EXERCISE PROMPT
Without including the pictures, copy out every line below.

— Begin DATA EXCERPTS —

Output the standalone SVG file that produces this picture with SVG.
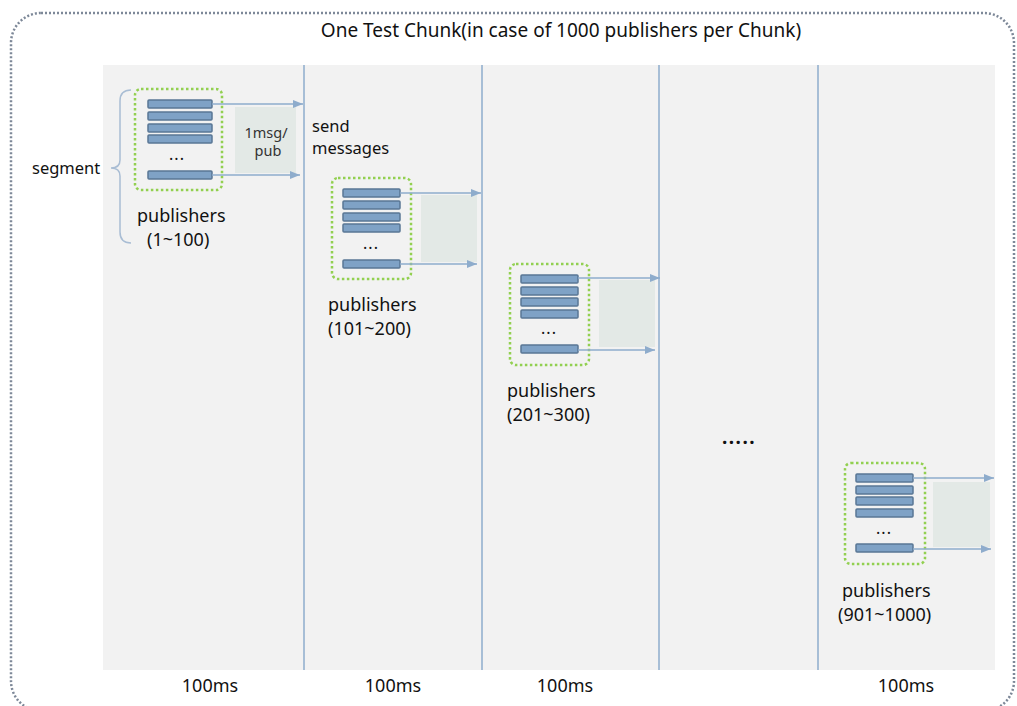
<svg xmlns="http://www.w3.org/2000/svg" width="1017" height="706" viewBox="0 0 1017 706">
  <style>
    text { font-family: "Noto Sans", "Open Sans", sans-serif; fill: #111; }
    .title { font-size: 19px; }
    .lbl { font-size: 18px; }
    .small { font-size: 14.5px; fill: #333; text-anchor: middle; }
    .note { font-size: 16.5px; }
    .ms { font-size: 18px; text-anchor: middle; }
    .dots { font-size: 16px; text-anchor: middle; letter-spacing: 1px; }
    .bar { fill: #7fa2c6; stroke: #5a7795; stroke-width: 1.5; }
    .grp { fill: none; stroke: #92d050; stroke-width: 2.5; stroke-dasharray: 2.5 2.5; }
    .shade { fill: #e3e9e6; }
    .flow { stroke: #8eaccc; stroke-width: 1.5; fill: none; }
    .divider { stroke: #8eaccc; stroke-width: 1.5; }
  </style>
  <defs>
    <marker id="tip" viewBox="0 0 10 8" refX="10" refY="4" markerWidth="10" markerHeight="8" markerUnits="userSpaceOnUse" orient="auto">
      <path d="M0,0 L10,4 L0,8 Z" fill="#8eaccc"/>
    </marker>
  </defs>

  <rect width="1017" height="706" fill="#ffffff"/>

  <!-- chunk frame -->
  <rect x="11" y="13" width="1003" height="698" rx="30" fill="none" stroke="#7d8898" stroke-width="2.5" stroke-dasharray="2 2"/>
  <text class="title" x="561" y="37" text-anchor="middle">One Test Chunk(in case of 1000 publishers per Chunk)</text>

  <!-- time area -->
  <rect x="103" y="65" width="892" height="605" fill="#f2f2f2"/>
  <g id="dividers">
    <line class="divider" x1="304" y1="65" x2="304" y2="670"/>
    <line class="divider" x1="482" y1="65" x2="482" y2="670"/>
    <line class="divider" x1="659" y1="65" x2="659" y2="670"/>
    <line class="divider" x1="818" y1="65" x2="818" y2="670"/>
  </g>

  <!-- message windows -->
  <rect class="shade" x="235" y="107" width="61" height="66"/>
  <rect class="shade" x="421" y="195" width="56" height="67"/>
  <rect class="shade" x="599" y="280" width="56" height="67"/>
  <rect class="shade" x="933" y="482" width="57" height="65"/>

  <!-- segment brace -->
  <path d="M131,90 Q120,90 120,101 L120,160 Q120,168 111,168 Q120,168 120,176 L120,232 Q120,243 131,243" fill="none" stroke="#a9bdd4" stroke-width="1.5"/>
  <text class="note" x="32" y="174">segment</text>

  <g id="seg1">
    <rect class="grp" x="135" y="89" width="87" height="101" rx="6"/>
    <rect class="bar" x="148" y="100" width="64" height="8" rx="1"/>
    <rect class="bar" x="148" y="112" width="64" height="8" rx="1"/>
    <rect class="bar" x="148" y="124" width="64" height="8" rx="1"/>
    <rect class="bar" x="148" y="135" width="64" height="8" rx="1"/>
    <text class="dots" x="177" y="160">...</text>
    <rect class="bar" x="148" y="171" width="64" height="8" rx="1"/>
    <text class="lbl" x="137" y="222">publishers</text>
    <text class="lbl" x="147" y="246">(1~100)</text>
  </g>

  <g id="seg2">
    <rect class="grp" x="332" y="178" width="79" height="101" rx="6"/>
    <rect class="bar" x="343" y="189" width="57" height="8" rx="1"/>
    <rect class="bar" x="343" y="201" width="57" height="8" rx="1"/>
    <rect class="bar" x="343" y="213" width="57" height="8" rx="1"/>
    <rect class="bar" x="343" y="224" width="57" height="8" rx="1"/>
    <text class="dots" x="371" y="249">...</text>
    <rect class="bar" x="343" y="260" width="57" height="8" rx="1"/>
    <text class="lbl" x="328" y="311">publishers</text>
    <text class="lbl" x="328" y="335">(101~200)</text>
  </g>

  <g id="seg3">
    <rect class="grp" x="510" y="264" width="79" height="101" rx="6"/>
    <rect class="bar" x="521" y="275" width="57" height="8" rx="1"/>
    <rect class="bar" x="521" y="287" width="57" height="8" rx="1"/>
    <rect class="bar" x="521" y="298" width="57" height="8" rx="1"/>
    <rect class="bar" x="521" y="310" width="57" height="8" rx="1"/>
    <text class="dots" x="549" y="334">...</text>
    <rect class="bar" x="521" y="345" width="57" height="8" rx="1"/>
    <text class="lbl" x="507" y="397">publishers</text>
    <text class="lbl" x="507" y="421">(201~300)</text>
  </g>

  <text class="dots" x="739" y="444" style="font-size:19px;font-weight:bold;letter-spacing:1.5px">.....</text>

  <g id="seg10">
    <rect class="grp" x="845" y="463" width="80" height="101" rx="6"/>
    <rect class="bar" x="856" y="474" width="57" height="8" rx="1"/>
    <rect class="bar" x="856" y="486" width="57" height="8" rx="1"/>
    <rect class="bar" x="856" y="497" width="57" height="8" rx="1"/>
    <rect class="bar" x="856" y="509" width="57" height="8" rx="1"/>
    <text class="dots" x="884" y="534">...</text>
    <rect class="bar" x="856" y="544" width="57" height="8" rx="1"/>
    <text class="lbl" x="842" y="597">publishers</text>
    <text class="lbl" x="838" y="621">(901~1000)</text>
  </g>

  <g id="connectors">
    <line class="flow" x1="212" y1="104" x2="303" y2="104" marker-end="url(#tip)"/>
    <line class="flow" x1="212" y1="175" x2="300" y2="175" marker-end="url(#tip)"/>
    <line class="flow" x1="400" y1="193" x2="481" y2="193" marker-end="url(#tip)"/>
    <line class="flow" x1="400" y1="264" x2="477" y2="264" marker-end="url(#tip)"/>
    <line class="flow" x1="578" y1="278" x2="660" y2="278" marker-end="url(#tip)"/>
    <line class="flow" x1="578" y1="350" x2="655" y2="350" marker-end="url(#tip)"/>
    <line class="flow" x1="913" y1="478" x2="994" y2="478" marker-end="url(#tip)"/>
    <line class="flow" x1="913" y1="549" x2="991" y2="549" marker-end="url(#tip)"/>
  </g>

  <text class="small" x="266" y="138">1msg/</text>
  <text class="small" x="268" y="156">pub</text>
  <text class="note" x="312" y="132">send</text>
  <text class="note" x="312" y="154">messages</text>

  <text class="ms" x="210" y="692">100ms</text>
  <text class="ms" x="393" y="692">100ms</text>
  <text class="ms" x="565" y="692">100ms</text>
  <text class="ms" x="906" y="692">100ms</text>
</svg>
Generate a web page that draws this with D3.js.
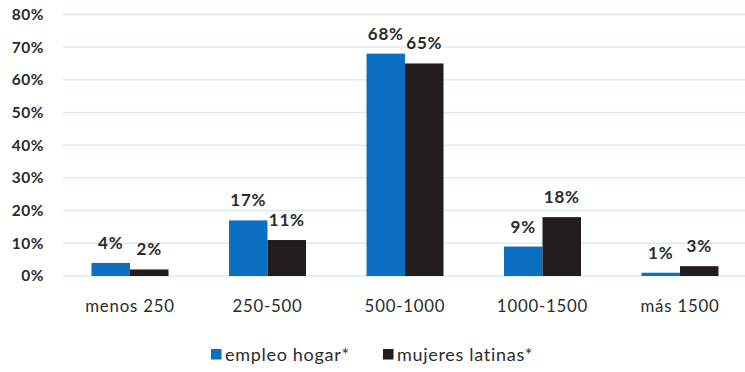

— End DATA EXCERPTS —

RESPONSE
Output the standalone SVG file that produces this picture with SVG.
<svg xmlns="http://www.w3.org/2000/svg" width="1017" height="706" viewBox="0 0 1017 706">
  <style>
    text { font-family: "Noto Sans", "Open Sans", sans-serif; fill: #111; }
    .title { font-size: 19px; }
    .lbl { font-size: 18px; }
    .small { font-size: 14.5px; fill: #333; text-anchor: middle; }
    .note { font-size: 16.5px; }
    .ms { font-size: 18px; text-anchor: middle; }
    .dots { font-size: 16px; text-anchor: middle; letter-spacing: 1px; }
    .bar { fill: #7fa2c6; stroke: #5a7795; stroke-width: 1.5; }
    .grp { fill: none; stroke: #92d050; stroke-width: 2.5; stroke-dasharray: 2.5 2.5; }
    .shade { fill: #e3e9e6; }
    .flow { stroke: #8eaccc; stroke-width: 1.5; fill: none; }
    .divider { stroke: #8eaccc; stroke-width: 1.5; }
  </style>
  <defs>
    <marker id="tip" viewBox="0 0 10 8" refX="10" refY="4" markerWidth="10" markerHeight="8" markerUnits="userSpaceOnUse" orient="auto">
      <path d="M0,0 L10,4 L0,8 Z" fill="#8eaccc"/>
    </marker>
  </defs>

  <rect width="1017" height="706" fill="#ffffff"/>

  <!-- chunk frame -->
  <rect x="11" y="13" width="1003" height="698" rx="30" fill="none" stroke="#7d8898" stroke-width="2.5" stroke-dasharray="2 2"/>
  <text class="title" x="561" y="37" text-anchor="middle">One Test Chunk(in case of 1000 publishers per Chunk)</text>

  <!-- time area -->
  <rect x="103" y="65" width="892" height="605" fill="#f2f2f2"/>
  <g id="dividers">
    <line class="divider" x1="304" y1="65" x2="304" y2="670"/>
    <line class="divider" x1="482" y1="65" x2="482" y2="670"/>
    <line class="divider" x1="659" y1="65" x2="659" y2="670"/>
    <line class="divider" x1="818" y1="65" x2="818" y2="670"/>
  </g>

  <!-- message windows -->
  <rect class="shade" x="235" y="107" width="61" height="66"/>
  <rect class="shade" x="421" y="195" width="56" height="67"/>
  <rect class="shade" x="599" y="280" width="56" height="67"/>
  <rect class="shade" x="933" y="482" width="57" height="65"/>

  <!-- segment brace -->
  <path d="M131,90 Q120,90 120,101 L120,160 Q120,168 111,168 Q120,168 120,176 L120,232 Q120,243 131,243" fill="none" stroke="#a9bdd4" stroke-width="1.5"/>
  <text class="note" x="32" y="174">segment</text>

  <g id="seg1">
    <rect class="grp" x="135" y="89" width="87" height="101" rx="6"/>
    <rect class="bar" x="148" y="100" width="64" height="8" rx="1"/>
    <rect class="bar" x="148" y="112" width="64" height="8" rx="1"/>
    <rect class="bar" x="148" y="124" width="64" height="8" rx="1"/>
    <rect class="bar" x="148" y="135" width="64" height="8" rx="1"/>
    <text class="dots" x="177" y="160">...</text>
    <rect class="bar" x="148" y="171" width="64" height="8" rx="1"/>
    <text class="lbl" x="137" y="222">publishers</text>
    <text class="lbl" x="147" y="246">(1~100)</text>
  </g>

  <g id="seg2">
    <rect class="grp" x="332" y="178" width="79" height="101" rx="6"/>
    <rect class="bar" x="343" y="189" width="57" height="8" rx="1"/>
    <rect class="bar" x="343" y="201" width="57" height="8" rx="1"/>
    <rect class="bar" x="343" y="213" width="57" height="8" rx="1"/>
    <rect class="bar" x="343" y="224" width="57" height="8" rx="1"/>
    <text class="dots" x="371" y="249">...</text>
    <rect class="bar" x="343" y="260" width="57" height="8" rx="1"/>
    <text class="lbl" x="328" y="311">publishers</text>
    <text class="lbl" x="328" y="335">(101~200)</text>
  </g>

  <g id="seg3">
    <rect class="grp" x="510" y="264" width="79" height="101" rx="6"/>
    <rect class="bar" x="521" y="275" width="57" height="8" rx="1"/>
    <rect class="bar" x="521" y="287" width="57" height="8" rx="1"/>
    <rect class="bar" x="521" y="298" width="57" height="8" rx="1"/>
    <rect class="bar" x="521" y="310" width="57" height="8" rx="1"/>
    <text class="dots" x="549" y="334">...</text>
    <rect class="bar" x="521" y="345" width="57" height="8" rx="1"/>
    <text class="lbl" x="507" y="397">publishers</text>
    <text class="lbl" x="507" y="421">(201~300)</text>
  </g>

  <text class="dots" x="739" y="444" style="font-size:19px;font-weight:bold;letter-spacing:1.5px">.....</text>

  <g id="seg10">
    <rect class="grp" x="845" y="463" width="80" height="101" rx="6"/>
    <rect class="bar" x="856" y="474" width="57" height="8" rx="1"/>
    <rect class="bar" x="856" y="486" width="57" height="8" rx="1"/>
    <rect class="bar" x="856" y="497" width="57" height="8" rx="1"/>
    <rect class="bar" x="856" y="509" width="57" height="8" rx="1"/>
    <text class="dots" x="884" y="534">...</text>
    <rect class="bar" x="856" y="544" width="57" height="8" rx="1"/>
    <text class="lbl" x="842" y="597">publishers</text>
    <text class="lbl" x="838" y="621">(901~1000)</text>
  </g>

  <g id="connectors">
    <line class="flow" x1="212" y1="104" x2="303" y2="104" marker-end="url(#tip)"/>
    <line class="flow" x1="212" y1="175" x2="300" y2="175" marker-end="url(#tip)"/>
    <line class="flow" x1="400" y1="193" x2="481" y2="193" marker-end="url(#tip)"/>
    <line class="flow" x1="400" y1="264" x2="477" y2="264" marker-end="url(#tip)"/>
    <line class="flow" x1="578" y1="278" x2="660" y2="278" marker-end="url(#tip)"/>
    <line class="flow" x1="578" y1="350" x2="655" y2="350" marker-end="url(#tip)"/>
    <line class="flow" x1="913" y1="478" x2="994" y2="478" marker-end="url(#tip)"/>
    <line class="flow" x1="913" y1="549" x2="991" y2="549" marker-end="url(#tip)"/>
  </g>

  <text class="small" x="266" y="138">1msg/</text>
  <text class="small" x="268" y="156">pub</text>
  <text class="note" x="312" y="132">send</text>
  <text class="note" x="312" y="154">messages</text>

  <text class="ms" x="210" y="692">100ms</text>
  <text class="ms" x="393" y="692">100ms</text>
  <text class="ms" x="565" y="692">100ms</text>
  <text class="ms" x="906" y="692">100ms</text>
</svg>
Generate a web page that draws this with D3.js.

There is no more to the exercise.